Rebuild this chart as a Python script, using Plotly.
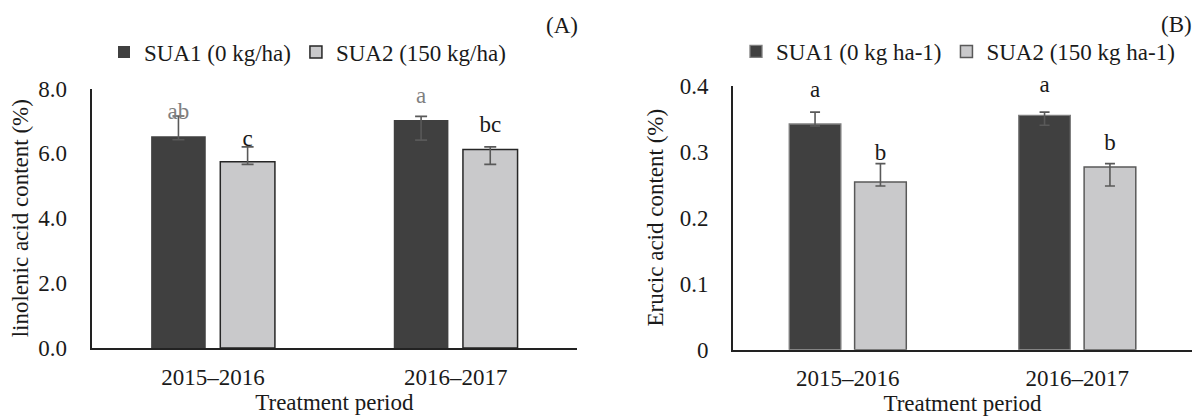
import plotly.graph_objects as go

# ---------------- data ----------------
periods = ["2015–2016", "2016–2017"]

# Panel A: linolenic acid content (%)
a_sua1 = [6.53, 7.03]
a_sua1_err_plus = [0.62, 0.11]
a_sua1_err_minus = [0.11, 0.62]
a_sua2 = [5.74, 6.12]
a_sua2_err_plus = [0.46, 0.08]
a_sua2_err_minus = [0.08, 0.46]
a_sua1_letters = ["ab", "a"]
a_sua1_letter_y = [7.25, 7.73]
a_sua2_letters = ["c", "bc"]
a_sua2_letter_y = [6.42, 6.83]

# Panel B: erucic acid content (%)
b_sua1 = [0.342, 0.355]
b_sua1_err_plus = [0.018, 0.005]
b_sua1_err_minus = [0.003, 0.015]
b_sua2 = [0.254, 0.277]
b_sua2_err_plus = [0.028, 0.005]
b_sua2_err_minus = [0.006, 0.029]
b_sua1_letters = ["a", "a"]
b_sua1_letter_y = [0.391, 0.3999]
b_sua2_letters = ["b", "b"]
b_sua2_letter_y = [0.2965, 0.3117]

a_names = ["SUA1 (0 kg/ha)", "SUA2 (150 kg/ha)"]
b_names = ["SUA1 (0 kg ha-1)", "SUA2 (150 kg ha-1)"]

# ---------------- style ----------------
FONT = "Liberation Serif, Times New Roman, serif"
FS = 23
TXT = "#1a1a1a"
DARK = "#404040"
LIGHT = "#C9C9CB"
ERR = "#595959"

fig = go.Figure()

def err(plus, minus, w):
    return dict(type="data", symmetric=False, array=plus, arrayminus=minus,
                color=ERR, thickness=1.6, width=w)

# Panel A bars
fig.add_trace(go.Bar(x=periods, y=a_sua1, name=a_names[0], marker=dict(color=DARK, line=dict(width=0)),
                     error_y=err(a_sua1_err_plus, a_sua1_err_minus, 6),
                     offsetgroup="1", xaxis="x", yaxis="y", legend="legend"))
fig.add_trace(go.Bar(x=periods, y=a_sua2, name=a_names[1], marker=dict(color=LIGHT, line=dict(color="#262626", width=1.5)),
                     error_y=err(a_sua2_err_plus, a_sua2_err_minus, 6),
                     offsetgroup="2", xaxis="x", yaxis="y", legend="legend"))
fig.add_trace(go.Scatter(x=periods, y=a_sua1_letter_y, text=a_sua1_letters, mode="text",
                         textfont=dict(family=FONT, size=FS, color="#7f7f7f"), showlegend=False,
                         offsetgroup="1", xaxis="x", yaxis="y", cliponaxis=False, hoverinfo="skip"))
fig.add_trace(go.Scatter(x=periods, y=a_sua2_letter_y, text=a_sua2_letters, mode="text",
                         textfont=dict(family=FONT, size=FS, color=TXT), showlegend=False,
                         offsetgroup="2", xaxis="x", yaxis="y", cliponaxis=False, hoverinfo="skip"))

# Panel B bars
fig.add_trace(go.Bar(x=periods, y=b_sua1, name=b_names[0], marker=dict(color=DARK, line=dict(color="#7f7f7f", width=1.3)),
                     error_y=err(b_sua1_err_plus, b_sua1_err_minus, 5),
                     offsetgroup="1", xaxis="x2", yaxis="y2", legend="legend2"))
fig.add_trace(go.Bar(x=periods, y=b_sua2, name=b_names[1], marker=dict(color=LIGHT, line=dict(color="#595959", width=1.5)),
                     error_y=err(b_sua2_err_plus, b_sua2_err_minus, 5),
                     offsetgroup="2", xaxis="x2", yaxis="y2", legend="legend2"))
fig.add_trace(go.Scatter(x=periods, y=b_sua1_letter_y, text=b_sua1_letters, mode="text",
                         textfont=dict(family=FONT, size=FS, color=TXT), showlegend=False,
                         offsetgroup="1", xaxis="x2", yaxis="y2", cliponaxis=False, hoverinfo="skip"))
fig.add_trace(go.Scatter(x=periods, y=b_sua2_letter_y, text=b_sua2_letters, mode="text",
                         textfont=dict(family=FONT, size=FS, color=TXT), showlegend=False,
                         offsetgroup="2", xaxis="x2", yaxis="y2", cliponaxis=False, hoverinfo="skip"))

W, H = 1195, 416

def xax(domain, anchor):
    return dict(domain=domain, anchor=anchor, showline=True, linecolor="#222", linewidth=2,
                showgrid=False, ticks="", ticklabelstandoff=7, automargin=False,
                tickfont=dict(family=FONT, size=FS, color=TXT),
                title=dict(text="Treatment period", font=dict(family=FONT, size=FS, color=TXT), standoff=2))

def yax(domain, anchor, rng, dtick, fmt, title, standoff):
    return dict(domain=domain, anchor=anchor, range=rng, dtick=dtick, tickformat=fmt,
                showline=True, linecolor="#222", linewidth=2, showgrid=False, zeroline=False,
                ticks="", ticklabelstandoff=18, automargin=False,
                tickfont=dict(family=FONT, size=FS, color=TXT),
                title=dict(text=title, font=dict(family=FONT, size=FS, color=TXT), standoff=standoff))

legend_common = dict(orientation="h", yanchor="middle", xanchor="left", bgcolor="rgba(0,0,0,0)",
                     font=dict(family=FONT, size=FS, color=TXT), itemwidth=30, traceorder="normal")

fig.update_layout(
    width=W, height=H,
    margin=dict(l=0, r=0, t=0, b=0),
    paper_bgcolor="white", plot_bgcolor="white",
    barmode="group", bargap=0.43, bargroupgap=0.21,
    scattermode="group", scattergap=0.43,
    xaxis=xax([91.7 / W, 577 / W], "y"),
    yaxis=yax([1 - 348 / H, 1 - 88.5 / H], "x", [0, 8], 2, ".1f", "linolenic acid content (%)", 3),
    xaxis2=xax([733 / W, 1192 / W], "y2"),
    yaxis2=yax([1 - 349.7 / H, 1 - 85.7 / H], "x2", [0, 0.4], 0.1, "", "Erucic acid content (%)", 10),
    legend=dict(x=104 / W, y=1 - 52 / H, **legend_common),
    legend2=dict(x=736 / W, y=1 - 51.5 / H, **legend_common),
    annotations=[
        dict(text="(A)", x=561.7 / W, y=1 - 25 / H, xref="paper", yref="paper", showarrow=False,
             font=dict(family=FONT, size=FS, color=TXT), xanchor="center", yanchor="middle"),
        dict(text="(B)", x=1176 / W, y=1 - 24 / H, xref="paper", yref="paper", showarrow=False,
             font=dict(family=FONT, size=FS, color=TXT), xanchor="center", yanchor="middle"),
    ],
    showlegend=True,
)

fig.write_html("out.html")
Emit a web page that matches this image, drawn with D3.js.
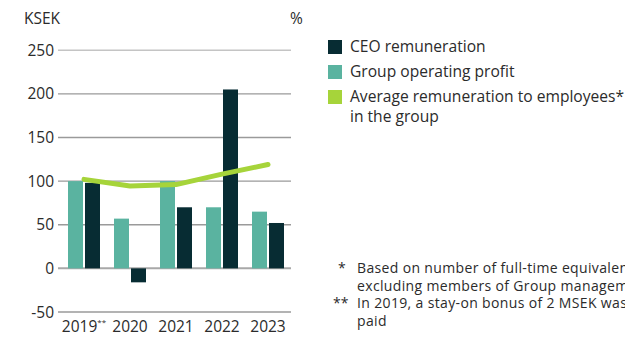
<!DOCTYPE html>
<html>
<head>
<meta charset="utf-8">
<script src="https://cdn.jsdelivr.net/npm/d3@7/dist/d3.min.js"></script>
<style>
  html, body { margin: 0; padding: 0; background: #fff; overflow: hidden; }
  svg { display: block; font-family: "Open Sans", "Noto Sans", sans-serif; }
</style>
</head>
<body>
<svg id="chart" width="625" height="337"></svg>
<script>
// Index values per year
const years = ["2019", "2020", "2021", "2022", "2023"];
const yearSuffix = ["**", "", "", "", ""];
const operatingProfit = [100, 57, 100, 70, 65];
const ceoRemuneration = [98, -16, 70, 205, 52];
const avgRemuneration = [102, 94.5, 96, 108, 119];
const yTicks = [-50, 0, 50, 100, 150, 200, 250];

const legendItems = [
  { label: ["CEO remuneration"], color: "#072c33" },
  { label: ["Group operating profit"], color: "#5ab3a0" },
  { label: ["Average remuneration to employees*", "in the group"], color: "#a6d43a" }
];
const footnotes = [
  { mark: "*", lines: ["Based on number of full-time equivalents,", "excluding members of Group management"] },
  { mark: "**", lines: ["In 2019, a stay-on bonus of 2 MSEK was", "paid"] }
];

const svg = d3.select("#chart");
const textColor = "#2b2b2b";

const x = d3.scaleBand().domain(years).range([61, 291]).paddingInner(0).paddingOuter(0);
const y = d3.scaleLinear().domain([-50, 250]).range([312, 50.2]);
const barW = 15, barGap = 2;

// Gridlines
svg.append("g").selectAll("line")
  .data(yTicks)
  .join("line")
  .attr("x1", 58).attr("x2", 291)
  .attr("y1", d => y(d)).attr("y2", d => y(d))
  .attr("stroke", d => d === 250 ? "#c4c4c4" : (d === 0 ? "#a8a8a8" : "#9a9a9a"))
  .attr("stroke-width", d => d === 0 ? 2 : 1.4);

// Y tick labels
svg.append("g").selectAll("text")
  .data(yTicks)
  .join("text")
  .attr("x", 54).attr("y", d => y(d))
  .attr("dy", "0.36em")
  .attr("text-anchor", "end")
  .attr("font-size", 15.5)
  .attr("fill", textColor)
  .text(d => d);

svg.append("text").attr("x", 24).attr("y", 24).attr("font-size", 15.5).attr("fill", textColor).text("KSEK");
svg.append("text").attr("x", 290).attr("y", 24).attr("font-size", 15.5).attr("fill", textColor).text("%");

const cx = d => x(d) + x.bandwidth() / 2;

// Operating profit bars (left of pair)
svg.append("g").selectAll("rect")
  .data(years)
  .join("rect")
  .attr("x", d => cx(d) - barW - barGap / 2)
  .attr("width", barW)
  .attr("y", (d, i) => y(Math.max(0, operatingProfit[i])))
  .attr("height", (d, i) => Math.abs(y(operatingProfit[i]) - y(0)))
  .attr("fill", "#5ab3a0");

// CEO remuneration bars (right of pair)
svg.append("g").selectAll("rect")
  .data(years)
  .join("rect")
  .attr("x", d => cx(d) + barGap / 2)
  .attr("width", barW)
  .attr("y", (d, i) => y(Math.max(0, ceoRemuneration[i])))
  .attr("height", (d, i) => Math.abs(y(ceoRemuneration[i]) - y(0)))
  .attr("fill", "#072c33");

// Average remuneration line
const line = d3.line()
  .x((d, i) => cx(years[i]))
  .y(d => y(d));
svg.append("path")
  .datum(avgRemuneration)
  .attr("d", line)
  .attr("fill", "none")
  .attr("stroke", "#a6d43a")
  .attr("stroke-width", 5)
  .attr("stroke-linecap", "round")
  .attr("stroke-linejoin", "round");

// X labels
const xl = svg.append("g").selectAll("text")
  .data(years)
  .join("text")
  .attr("x", d => cx(d))
  .attr("y", 332)
  .attr("text-anchor", "middle")
  .attr("font-size", 15.5)
  .attr("fill", textColor);
xl.append("tspan").text(d => d);
xl.append("tspan")
  .attr("font-size", 8)
  .attr("dy", -7)
  .text((d, i) => yearSuffix[i]);

// Legend
const lg = svg.append("g").selectAll("g")
  .data(legendItems)
  .join("g")
  .attr("transform", (d, i) => `translate(328, ${40 + i * 25})`);
lg.append("rect").attr("width", 14).attr("height", 14).attr("fill", d => d.color);
lg.each(function(d) {
  d.label.forEach((s, j) => d3.select(this).append("text")
    .attr("x", 22).attr("y", 12 + j * 20)
    .attr("font-size", 15.6)
    .attr("fill", textColor)
    .text(s));
});

// Footnotes
const fn = svg.append("g").selectAll("g")
  .data(footnotes)
  .join("g")
  .attr("transform", (d, i) => `translate(0, ${273 + i * 35})`);
fn.append("text")
  .attr("x", d => d.mark.length > 1 ? 333 : 338)
  .attr("font-size", 14)
  .attr("fill", textColor)
  .text(d => d.mark);
fn.each(function(d) {
  d.lines.forEach((s, j) => d3.select(this).append("text")
    .attr("x", 357).attr("y", j * 17.5)
    .attr("font-size", 14)
    .attr("letter-spacing", 0.35)
    .attr("fill", textColor)
    .text(s));
});
</script>
</body>
</html>
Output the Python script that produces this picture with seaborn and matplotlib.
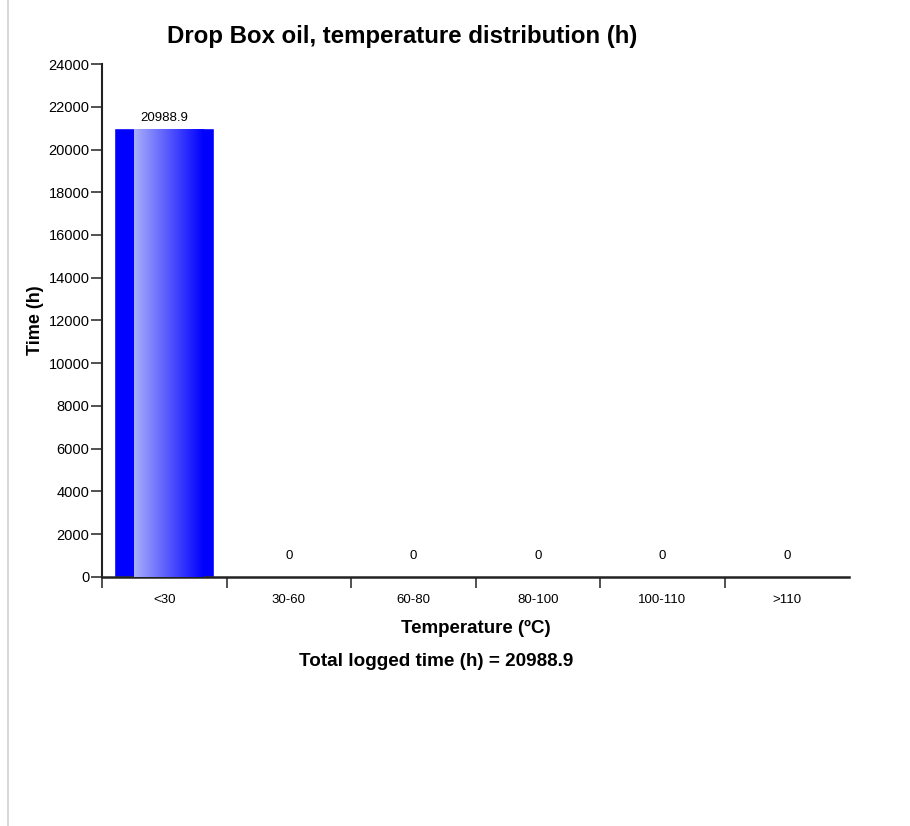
import numpy as np
import pandas as pd
import matplotlib
matplotlib.use("Agg")
import matplotlib.pyplot as plt
from matplotlib.colors import LinearSegmentedColormap
from matplotlib.lines import Line2D
import seaborn as sns

# data
categories = ["<30", "30-60", "60-80", "80-100", "100-110", ">110"]
hours = [20988.9, 0, 0, 0, 0, 0]
total_hours = 20988.9

df = pd.DataFrame({"Temperature": categories, "Time": hours})

sns.set_style("white")
plt.rcParams["font.family"] = ["Liberation Sans", "DejaVu Sans"]
plt.rcParams["text.color"] = "black"
plt.rcParams["axes.labelcolor"] = "black"
plt.rcParams["xtick.color"] = "black"
plt.rcParams["ytick.color"] = "black"

fig = plt.figure(figsize=(9.1, 8.26), dpi=100)
ax = fig.add_axes([0.1121, 0.3015, 0.8209, 0.621])

sns.barplot(data=df, x="Temperature", y="Time", color="#0000ff",
            width=0.8, saturation=1, ax=ax)
ax.set_ylim(0, 24000)
ax.set_xlim(-0.5, len(categories) - 0.5)
ax.set_yticks(np.arange(0, 24001, 2000))

# gradient fill over the bars (solid strip on the left, light -> blue after)
cmap = LinearSegmentedColormap.from_list("barfill", ["#a9aefa", "#0000ff"])
grad = np.linspace(0, 1, 256).reshape(1, -1)
for p in ax.patches:
    h = p.get_height()
    if h <= 0:
        continue
    x0, w = p.get_x(), p.get_width()
    im = ax.imshow(grad, cmap=cmap, aspect="auto", interpolation="bilinear",
                   extent=[x0 + w * 0.2, x0 + w * 0.9, 0, h * 0.998], zorder=3)
    im.set_clip_path(p)

# value labels
for p, v in zip(ax.patches, hours):
    off = 3 if v > 0 else 11
    ax.annotate(f"{v:g}", (p.get_x() + p.get_width() / 2, p.get_height()),
                xytext=(0, off), textcoords="offset points",
                ha="center", va="bottom", fontsize=9.5)

for s in ["top", "right"]:
    ax.spines[s].set_visible(False)
ax.spines["left"].set_linewidth(1.5)
ax.spines["bottom"].set_linewidth(1.8)
ax.spines["left"].set_color("#222222")
ax.spines["bottom"].set_color("#222222")

# x ticks sit on category boundaries (none at the far right end)
ax.set_xticks(np.arange(-0.5, len(categories) - 1, 1.0))
ax.set_xticklabels([])
ax.set_xticks(np.arange(len(categories)), minor=True)
ax.set_xticklabels(categories, minor=True, fontsize=9.5)
ax.tick_params(axis="x", which="major", bottom=True, direction="out",
               length=8, width=1.1, color="#222222")
ax.tick_params(axis="x", which="minor", bottom=False, length=0, pad=12)
ax.tick_params(axis="y", left=True, direction="out", length=8, width=1.1,
               color="#222222", labelsize=10.5, pad=1)

ax.set_xlabel("Temperature (\u00baC)", fontsize=13.5, fontweight="bold", labelpad=10)
ax.set_ylabel("Time (h)", fontsize=13, fontweight="bold", labelpad=3)

fig.text(402 / 910, 1 - 36 / 826, "Drop Box oil, temperature distribution (h)",
         ha="center", va="center", fontsize=17.3, fontweight="bold")
fig.text(436 / 910, 1 - 661 / 826, f"Total logged time (h) = {total_hours:g}",
         ha="center", va="center", fontsize=13.6, fontweight="bold")

# faint page border on the left
fig.add_artist(Line2D([8 / 910, 8 / 910], [1, 0], color="#d0d0d0",
                      linewidth=1.2, transform=fig.transFigure))

fig.savefig("out.png", dpi=100)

What is needed =>
Give again, word for word, the part that opens with the line containing "Emit a web page" and closes with the one containing "const barW = 15, barGap = 2;". Include both of those lines and skip all pictures.

Answer to the task =>
Emit a web page that matches this image, drawn with D3.js.
<!DOCTYPE html>
<html>
<head>
<meta charset="utf-8">
<script src="https://cdn.jsdelivr.net/npm/d3@7/dist/d3.min.js"></script>
<style>
  html, body { margin: 0; padding: 0; background: #fff; overflow: hidden; }
  svg { display: block; font-family: "Open Sans", "Noto Sans", sans-serif; }
</style>
</head>
<body>
<svg id="chart" width="625" height="337"></svg>
<script>
// Index values per year
const years = ["2019", "2020", "2021", "2022", "2023"];
const yearSuffix = ["**", "", "", "", ""];
const operatingProfit = [100, 57, 100, 70, 65];
const ceoRemuneration = [98, -16, 70, 205, 52];
const avgRemuneration = [102, 94.5, 96, 108, 119];
const yTicks = [-50, 0, 50, 100, 150, 200, 250];

const legendItems = [
  { label: ["CEO remuneration"], color: "#072c33" },
  { label: ["Group operating profit"], color: "#5ab3a0" },
  { label: ["Average remuneration to employees*", "in the group"], color: "#a6d43a" }
];
const footnotes = [
  { mark: "*", lines: ["Based on number of full-time equivalents,", "excluding members of Group management"] },
  { mark: "**", lines: ["In 2019, a stay-on bonus of 2 MSEK was", "paid"] }
];

const svg = d3.select("#chart");
const textColor = "#2b2b2b";

const x = d3.scaleBand().domain(years).range([61, 291]).paddingInner(0).paddingOuter(0);
const y = d3.scaleLinear().domain([-50, 250]).range([312, 50.2]);
const barW = 15, barGap = 2;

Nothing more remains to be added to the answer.